Mr Cooper, who held the position from 2005 to 2021, said bureaucratic processes in the Environment, Planning and Sustainable Development Directorate (EPSDD) for road maintenance were an impediment.
"There's also a real impediment within EPSDD and parks around the bureaucratic processes that one needs to go through to undertake what is essentially road maintenance of an existing trail," he said.
Mr Cooper was speaking at a Legislative Assembly inquiry into the ACT's bushfire preparedness. In his written submission, he wrote the directorate was predominantly focused on urban planning issues and he struggled to get attention on fire management issues.
"In my 16 years as senior director of the ACTPCS first forest and roads section, I witnessed very little involvement or interest from the senior EPSDD executive in the fire management program," he wrote.
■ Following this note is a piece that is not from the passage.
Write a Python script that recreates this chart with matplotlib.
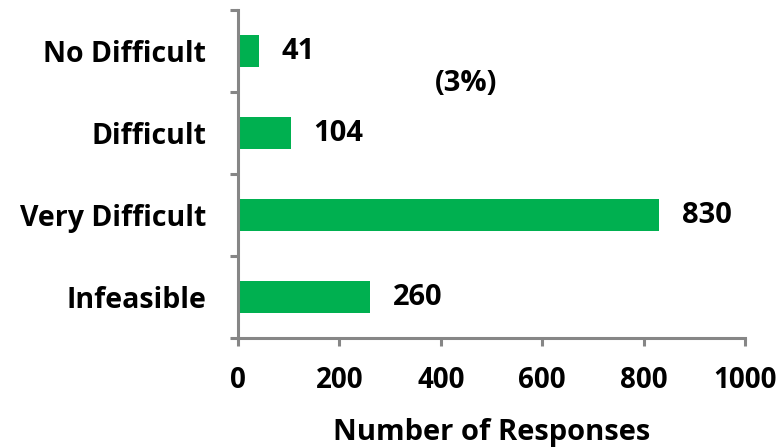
import matplotlib
matplotlib.use("Agg")
import matplotlib.pyplot as plt
from matplotlib.ticker import FixedLocator, NullFormatter

plt.rcParams['font.family'] = ['Open Sans', 'DejaVu Sans']
plt.rcParams['font.weight'] = 'bold'

# data
categories = ['Infeasible', 'Very Difficult', 'Difficult', 'No Difficult']
responses = [260, 830, 104, 41]
xticks = [0, 200, 400, 600, 800, 1000]
note = '(3%)'

green = '#00B050'
grey = '#868686'
fs = 20.5

fig = plt.figure(figsize=(7.84, 4.47), dpi=100)
ax = fig.add_axes([0.3036, 0.2438, 0.6467, 0.7338])

pos = list(range(len(categories)))
bars = ax.barh(pos, responses, height=0.4, color=green)
for p, v in zip(pos, responses):
    ax.annotate(str(v), xy=(v, p), xytext=(16.5, 0), textcoords='offset points',
                va='center', ha='left', fontsize=21, fontweight='bold')

ax.text(450, 2.60, note, ha='center', va='center', fontsize=21, fontweight='bold')

ax.set_xlim(0, 1000)
ax.set_ylim(-0.5, len(categories) - 0.5)

# spines
for s in ['top', 'right']:
    ax.spines[s].set_visible(False)
for s in ['left', 'bottom']:
    ax.spines[s].set_color(grey)
    ax.spines[s].set_linewidth(2.2)

# x axis ticks
ax.set_xticks(xticks)
ax.tick_params(axis='x', direction='out', length=6, width=2.2, color=grey,
               pad=14, labelsize=20)

# y axis: tick marks on band edges, labels on band centres
ax.yaxis.set_major_locator(FixedLocator([i - 0.5 for i in range(len(categories) + 1)]))
ax.yaxis.set_major_formatter(NullFormatter())
ax.set_yticks(pos, minor=True)
ax.set_yticklabels(categories, minor=True)
ax.tick_params(axis='y', which='major', direction='out', length=6, width=2.2, color=grey)
ax.tick_params(axis='y', which='minor', length=0, pad=23, labelsize=fs)

ax.set_xlabel('Number of Responses', fontsize=21, fontweight='bold', labelpad=17)

fig.savefig('out.png', dpi=100)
ACT Multi Hazard Advisory Council chair Sally Troy told the inquiry that communities in the territory were not adequately prepared as they needed the right information.
"I don't think the communities are adequately prepared. In its simplest form, preparedness is having the right information and the right resources," she said.
Dr Troy said the territory's highly transient population meant not many may have been in the capital when the 2003 bushfires occurred.
"We can't assume that people who've had experience in the major bushfires 20 years ago are still the dominant members of the community," she said.
"That memory and knowledge fades very quickly and needs to be constantly refreshed."
Dr Troy said government needed to think about how information gets through to all sectors of the community, including people who do not speak English as a first language
A former director of ACT Forests Tony Bartlett, who is also a member of the ACT Multi Hazards Advisory Council but was appearing in a personal capacity, also gave evidence to the committee on Tuesday morning.
He said, in his submission, while the ACT was better prepared to fight bushfires now than in 2003 he was concerned areas were being overlooked.
"I have significant concerns that some aspects of the hard learned lessons from 2003 are now being overlooked or diminished and that the current collective bushfire management strategies in the ACT will not be adequate when the next major bushfire occurs," Dr Bartlett wrote in the submission.
"It is my considered view that just doing more of the same, or less of the same as appears to be occurring, will be found to be wanting when Canberra is next threatened by a severe bushfire."